I found some just-add-water mac and cheese, so I got started making dinner on the stovetop. I had nearly finished when a truck pulled up, and two men got out. One of them was the guy from Charlie's shop, and the other was Charlie, himself.
Charlie introduced himself and knelt down by our axle, poking his head under the rig.
"Oh!" he said cheerfully. "Sheared your ****ing centerbolt, eh?"
He and his assistant got to work jacking up our RV and straightening out the axle as we wolfed down our dinner.
They rigged up a heavy-duty winch called a come-a-long from the front of the RV to the back, forcing the damaged axle to stay inline with its neighbor.
We were instructed to drive no faster than 20 or 30 kilometers per hour the 14 miles to Charlie's shop, with Charlie following right behind in his truck. Before long, we were settled for the evening with slides out in a big empty lot.

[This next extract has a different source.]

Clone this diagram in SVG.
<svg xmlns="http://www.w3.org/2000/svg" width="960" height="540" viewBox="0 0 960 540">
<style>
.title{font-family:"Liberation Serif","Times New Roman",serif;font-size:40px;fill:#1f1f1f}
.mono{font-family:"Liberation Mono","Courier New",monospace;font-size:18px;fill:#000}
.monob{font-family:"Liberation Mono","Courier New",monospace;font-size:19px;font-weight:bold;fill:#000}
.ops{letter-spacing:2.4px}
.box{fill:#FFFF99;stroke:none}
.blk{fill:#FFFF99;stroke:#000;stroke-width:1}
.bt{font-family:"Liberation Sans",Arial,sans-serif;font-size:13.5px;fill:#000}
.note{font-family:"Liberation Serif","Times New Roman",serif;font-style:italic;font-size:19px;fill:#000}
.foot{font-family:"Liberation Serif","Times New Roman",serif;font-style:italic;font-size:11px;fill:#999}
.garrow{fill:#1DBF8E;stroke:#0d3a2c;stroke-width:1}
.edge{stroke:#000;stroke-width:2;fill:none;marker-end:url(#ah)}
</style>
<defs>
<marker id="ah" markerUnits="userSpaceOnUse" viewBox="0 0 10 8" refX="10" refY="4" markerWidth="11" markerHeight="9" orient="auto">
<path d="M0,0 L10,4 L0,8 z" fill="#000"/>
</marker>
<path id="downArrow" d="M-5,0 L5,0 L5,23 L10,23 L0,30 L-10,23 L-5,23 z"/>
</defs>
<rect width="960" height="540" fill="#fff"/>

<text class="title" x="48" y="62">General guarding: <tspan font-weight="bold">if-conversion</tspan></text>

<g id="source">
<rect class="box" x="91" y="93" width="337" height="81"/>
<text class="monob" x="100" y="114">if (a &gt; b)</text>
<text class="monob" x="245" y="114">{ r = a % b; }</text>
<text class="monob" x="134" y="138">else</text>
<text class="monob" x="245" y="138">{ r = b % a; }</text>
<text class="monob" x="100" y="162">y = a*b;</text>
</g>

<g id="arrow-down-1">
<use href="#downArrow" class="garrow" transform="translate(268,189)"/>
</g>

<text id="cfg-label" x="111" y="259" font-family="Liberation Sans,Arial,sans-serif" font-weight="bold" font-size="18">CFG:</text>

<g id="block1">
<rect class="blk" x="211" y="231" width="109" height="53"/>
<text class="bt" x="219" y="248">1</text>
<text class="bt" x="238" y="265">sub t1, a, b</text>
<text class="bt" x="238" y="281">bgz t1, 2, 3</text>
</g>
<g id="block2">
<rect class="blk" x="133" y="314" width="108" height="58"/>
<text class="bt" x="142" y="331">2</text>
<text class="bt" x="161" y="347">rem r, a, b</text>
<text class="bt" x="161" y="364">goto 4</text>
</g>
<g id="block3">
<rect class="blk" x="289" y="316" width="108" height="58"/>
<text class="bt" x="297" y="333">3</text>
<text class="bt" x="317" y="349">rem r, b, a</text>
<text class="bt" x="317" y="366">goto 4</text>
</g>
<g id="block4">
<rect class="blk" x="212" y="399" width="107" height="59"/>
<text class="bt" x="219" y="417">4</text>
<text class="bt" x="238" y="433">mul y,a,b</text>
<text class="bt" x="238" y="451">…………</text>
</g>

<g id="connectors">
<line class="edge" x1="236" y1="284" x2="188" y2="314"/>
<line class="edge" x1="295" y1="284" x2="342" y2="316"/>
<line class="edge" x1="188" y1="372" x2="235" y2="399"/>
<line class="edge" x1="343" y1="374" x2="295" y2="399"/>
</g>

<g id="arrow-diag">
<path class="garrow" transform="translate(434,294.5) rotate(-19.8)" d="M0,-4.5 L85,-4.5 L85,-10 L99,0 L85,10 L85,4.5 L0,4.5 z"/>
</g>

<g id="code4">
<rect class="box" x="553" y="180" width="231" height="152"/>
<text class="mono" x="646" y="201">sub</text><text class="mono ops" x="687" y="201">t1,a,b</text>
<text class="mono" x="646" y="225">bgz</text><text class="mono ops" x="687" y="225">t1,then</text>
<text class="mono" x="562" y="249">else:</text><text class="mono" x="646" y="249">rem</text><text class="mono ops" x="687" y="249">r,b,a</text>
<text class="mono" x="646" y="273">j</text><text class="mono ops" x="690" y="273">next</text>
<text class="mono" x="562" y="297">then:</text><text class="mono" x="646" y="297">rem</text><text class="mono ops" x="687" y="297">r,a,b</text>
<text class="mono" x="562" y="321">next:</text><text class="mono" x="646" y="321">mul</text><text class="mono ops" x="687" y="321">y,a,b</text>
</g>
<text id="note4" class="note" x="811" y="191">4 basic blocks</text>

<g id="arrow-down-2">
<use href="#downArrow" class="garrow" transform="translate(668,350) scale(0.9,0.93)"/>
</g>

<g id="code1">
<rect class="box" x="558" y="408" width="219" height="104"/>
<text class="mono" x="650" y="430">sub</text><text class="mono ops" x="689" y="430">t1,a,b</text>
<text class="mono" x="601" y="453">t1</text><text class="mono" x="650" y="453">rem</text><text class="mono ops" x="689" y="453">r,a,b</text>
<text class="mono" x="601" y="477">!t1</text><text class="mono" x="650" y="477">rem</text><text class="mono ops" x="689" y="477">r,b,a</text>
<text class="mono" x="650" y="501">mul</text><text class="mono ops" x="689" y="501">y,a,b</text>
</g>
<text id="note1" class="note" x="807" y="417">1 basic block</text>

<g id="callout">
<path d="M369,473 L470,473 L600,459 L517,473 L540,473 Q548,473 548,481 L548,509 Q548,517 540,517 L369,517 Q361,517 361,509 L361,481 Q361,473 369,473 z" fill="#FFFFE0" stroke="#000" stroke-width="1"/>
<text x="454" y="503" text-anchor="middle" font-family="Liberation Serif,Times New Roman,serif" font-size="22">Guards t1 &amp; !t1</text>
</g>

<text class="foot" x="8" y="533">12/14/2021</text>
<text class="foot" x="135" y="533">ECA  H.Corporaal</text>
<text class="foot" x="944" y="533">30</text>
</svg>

For working well after closing to get us off a dangerous curve for the night, Charlie and his assistant were heroes number seven and eight of the day.
A Happy Ending
The next morning, Charlie wheeled us into his shop, gave us the use of a loaner car and suggested we drive into town to enjoy breakfast at an internet cafe where we could reach out to our family and clients to let them know we were safe but falling a little behind schedule.
Because this isn't an uncommon break for RVs on these rough northern roads, Charlie had everything needed to fix our RV in stock. In just two hours, we were ready to roll, facing a repair bill that was amazingly reasonable.
If any of you heroes should ever read this post, know that we can't adequately express how grateful we are for your help that day. Each of you made a world of difference.
And if any of you reading this should be thinking, "See, this is why we can't RV or travel to remote places," just remember that even when things look pretty bad, there will be bright spots, and a stranger or two may come through for you, too.
And what is life without a little adventure, anyway?